TASK DETAILS:
Only the pictures are left out: repeat the rest of the entries exactly.
▼▼▼
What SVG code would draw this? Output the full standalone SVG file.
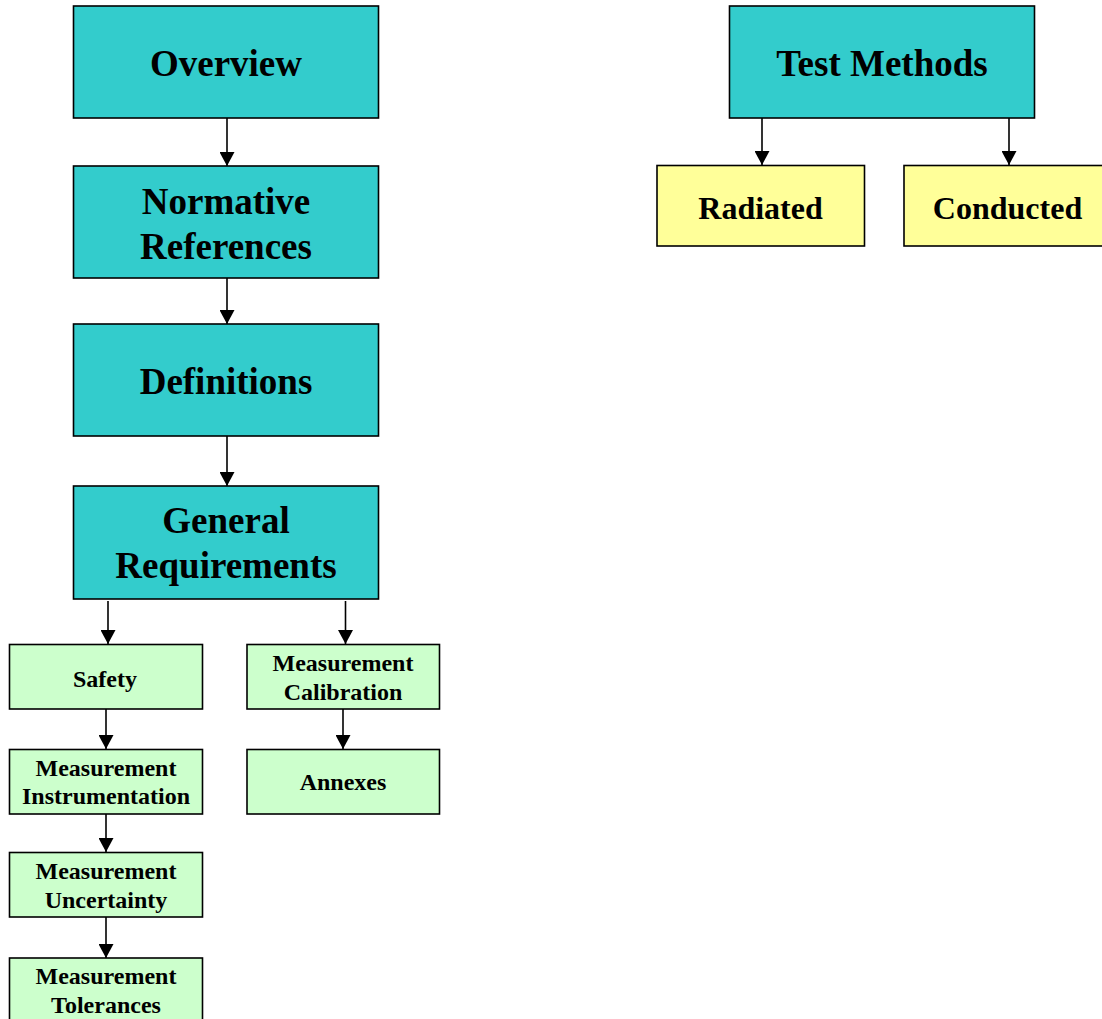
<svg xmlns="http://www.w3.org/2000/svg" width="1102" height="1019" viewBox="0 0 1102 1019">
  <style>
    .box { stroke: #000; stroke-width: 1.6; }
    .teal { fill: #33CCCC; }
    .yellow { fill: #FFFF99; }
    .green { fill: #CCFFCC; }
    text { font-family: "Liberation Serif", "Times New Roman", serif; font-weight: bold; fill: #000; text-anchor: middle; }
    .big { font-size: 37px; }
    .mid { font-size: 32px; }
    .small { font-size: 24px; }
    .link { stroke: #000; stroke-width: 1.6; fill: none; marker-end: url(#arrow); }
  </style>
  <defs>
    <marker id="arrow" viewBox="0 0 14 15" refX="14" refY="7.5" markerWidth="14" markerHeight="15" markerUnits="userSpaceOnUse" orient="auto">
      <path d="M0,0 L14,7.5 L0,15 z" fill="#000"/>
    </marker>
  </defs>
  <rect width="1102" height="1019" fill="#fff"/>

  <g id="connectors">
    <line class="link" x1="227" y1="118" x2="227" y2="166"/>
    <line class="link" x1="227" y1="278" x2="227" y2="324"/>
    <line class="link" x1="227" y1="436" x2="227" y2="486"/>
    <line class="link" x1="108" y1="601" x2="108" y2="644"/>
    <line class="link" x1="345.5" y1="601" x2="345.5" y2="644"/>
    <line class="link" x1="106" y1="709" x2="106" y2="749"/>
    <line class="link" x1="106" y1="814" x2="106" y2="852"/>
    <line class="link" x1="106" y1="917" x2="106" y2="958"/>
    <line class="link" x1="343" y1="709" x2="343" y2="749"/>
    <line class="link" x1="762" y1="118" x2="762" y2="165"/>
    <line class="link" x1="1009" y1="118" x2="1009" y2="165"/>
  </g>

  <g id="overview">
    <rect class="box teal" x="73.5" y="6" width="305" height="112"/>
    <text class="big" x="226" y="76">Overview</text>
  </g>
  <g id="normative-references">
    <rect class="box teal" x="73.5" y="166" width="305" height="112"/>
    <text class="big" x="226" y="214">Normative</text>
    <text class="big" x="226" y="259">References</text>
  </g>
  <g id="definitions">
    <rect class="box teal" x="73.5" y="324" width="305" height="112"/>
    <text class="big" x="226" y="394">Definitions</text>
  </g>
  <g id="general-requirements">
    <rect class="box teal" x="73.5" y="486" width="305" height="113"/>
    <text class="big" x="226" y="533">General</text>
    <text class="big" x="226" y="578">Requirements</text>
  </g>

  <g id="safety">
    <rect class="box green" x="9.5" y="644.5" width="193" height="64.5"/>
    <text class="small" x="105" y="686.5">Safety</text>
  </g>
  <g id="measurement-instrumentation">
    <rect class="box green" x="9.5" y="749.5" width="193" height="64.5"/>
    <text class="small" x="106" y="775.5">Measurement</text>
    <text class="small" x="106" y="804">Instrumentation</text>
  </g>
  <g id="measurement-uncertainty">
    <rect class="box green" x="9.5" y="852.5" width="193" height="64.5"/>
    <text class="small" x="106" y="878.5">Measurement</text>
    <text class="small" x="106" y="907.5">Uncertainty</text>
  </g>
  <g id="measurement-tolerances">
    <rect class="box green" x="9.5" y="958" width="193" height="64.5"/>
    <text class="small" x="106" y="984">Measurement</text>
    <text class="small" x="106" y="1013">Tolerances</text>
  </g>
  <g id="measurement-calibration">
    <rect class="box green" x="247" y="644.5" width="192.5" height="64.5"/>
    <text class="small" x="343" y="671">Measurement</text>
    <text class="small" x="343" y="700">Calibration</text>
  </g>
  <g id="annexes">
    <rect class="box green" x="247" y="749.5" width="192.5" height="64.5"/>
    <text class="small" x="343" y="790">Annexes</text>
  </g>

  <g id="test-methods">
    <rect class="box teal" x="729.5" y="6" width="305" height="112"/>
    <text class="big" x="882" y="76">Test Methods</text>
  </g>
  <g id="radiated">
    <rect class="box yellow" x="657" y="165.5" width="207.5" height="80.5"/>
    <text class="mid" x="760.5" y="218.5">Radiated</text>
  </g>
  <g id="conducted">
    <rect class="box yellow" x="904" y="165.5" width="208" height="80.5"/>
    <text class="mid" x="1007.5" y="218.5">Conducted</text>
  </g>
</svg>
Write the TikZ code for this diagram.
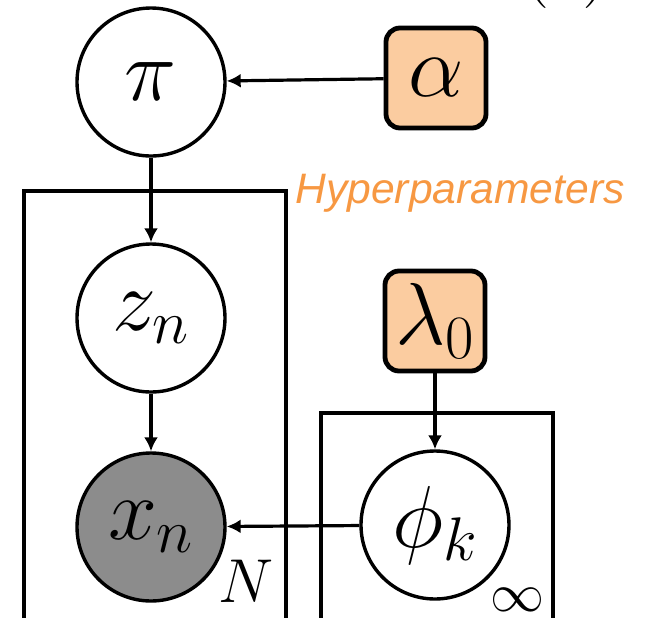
▲▲▲
RESPONSE:
What SVG code would draw this? Output the full standalone SVG file.
<svg xmlns="http://www.w3.org/2000/svg" width="1102" height="1019" viewBox="0 0 1102 1019">
  <style>
    .box { stroke: #000; stroke-width: 1.6; }
    .teal { fill: #33CCCC; }
    .yellow { fill: #FFFF99; }
    .green { fill: #CCFFCC; }
    text { font-family: "Liberation Serif", "Times New Roman", serif; font-weight: bold; fill: #000; text-anchor: middle; }
    .big { font-size: 37px; }
    .mid { font-size: 32px; }
    .small { font-size: 24px; }
    .link { stroke: #000; stroke-width: 1.6; fill: none; marker-end: url(#arrow); }
  </style>
  <defs>
    <marker id="arrow" viewBox="0 0 14 15" refX="14" refY="7.5" markerWidth="14" markerHeight="15" markerUnits="userSpaceOnUse" orient="auto">
      <path d="M0,0 L14,7.5 L0,15 z" fill="#000"/>
    </marker>
  </defs>
  <rect width="1102" height="1019" fill="#fff"/>

  <g id="connectors">
    <line class="link" x1="227" y1="118" x2="227" y2="166"/>
    <line class="link" x1="227" y1="278" x2="227" y2="324"/>
    <line class="link" x1="227" y1="436" x2="227" y2="486"/>
    <line class="link" x1="108" y1="601" x2="108" y2="644"/>
    <line class="link" x1="345.5" y1="601" x2="345.5" y2="644"/>
    <line class="link" x1="106" y1="709" x2="106" y2="749"/>
    <line class="link" x1="106" y1="814" x2="106" y2="852"/>
    <line class="link" x1="106" y1="917" x2="106" y2="958"/>
    <line class="link" x1="343" y1="709" x2="343" y2="749"/>
    <line class="link" x1="762" y1="118" x2="762" y2="165"/>
    <line class="link" x1="1009" y1="118" x2="1009" y2="165"/>
  </g>

  <g id="overview">
    <rect class="box teal" x="73.5" y="6" width="305" height="112"/>
    <text class="big" x="226" y="76">Overview</text>
  </g>
  <g id="normative-references">
    <rect class="box teal" x="73.5" y="166" width="305" height="112"/>
    <text class="big" x="226" y="214">Normative</text>
    <text class="big" x="226" y="259">References</text>
  </g>
  <g id="definitions">
    <rect class="box teal" x="73.5" y="324" width="305" height="112"/>
    <text class="big" x="226" y="394">Definitions</text>
  </g>
  <g id="general-requirements">
    <rect class="box teal" x="73.5" y="486" width="305" height="113"/>
    <text class="big" x="226" y="533">General</text>
    <text class="big" x="226" y="578">Requirements</text>
  </g>

  <g id="safety">
    <rect class="box green" x="9.5" y="644.5" width="193" height="64.5"/>
    <text class="small" x="105" y="686.5">Safety</text>
  </g>
  <g id="measurement-instrumentation">
    <rect class="box green" x="9.5" y="749.5" width="193" height="64.5"/>
    <text class="small" x="106" y="775.5">Measurement</text>
    <text class="small" x="106" y="804">Instrumentation</text>
  </g>
  <g id="measurement-uncertainty">
    <rect class="box green" x="9.5" y="852.5" width="193" height="64.5"/>
    <text class="small" x="106" y="878.5">Measurement</text>
    <text class="small" x="106" y="907.5">Uncertainty</text>
  </g>
  <g id="measurement-tolerances">
    <rect class="box green" x="9.5" y="958" width="193" height="64.5"/>
    <text class="small" x="106" y="984">Measurement</text>
    <text class="small" x="106" y="1013">Tolerances</text>
  </g>
  <g id="measurement-calibration">
    <rect class="box green" x="247" y="644.5" width="192.5" height="64.5"/>
    <text class="small" x="343" y="671">Measurement</text>
    <text class="small" x="343" y="700">Calibration</text>
  </g>
  <g id="annexes">
    <rect class="box green" x="247" y="749.5" width="192.5" height="64.5"/>
    <text class="small" x="343" y="790">Annexes</text>
  </g>

  <g id="test-methods">
    <rect class="box teal" x="729.5" y="6" width="305" height="112"/>
    <text class="big" x="882" y="76">Test Methods</text>
  </g>
  <g id="radiated">
    <rect class="box yellow" x="657" y="165.5" width="207.5" height="80.5"/>
    <text class="mid" x="760.5" y="218.5">Radiated</text>
  </g>
  <g id="conducted">
    <rect class="box yellow" x="904" y="165.5" width="208" height="80.5"/>
    <text class="mid" x="1007.5" y="218.5">Conducted</text>
  </g>
</svg>
Write the TikZ code for this diagram.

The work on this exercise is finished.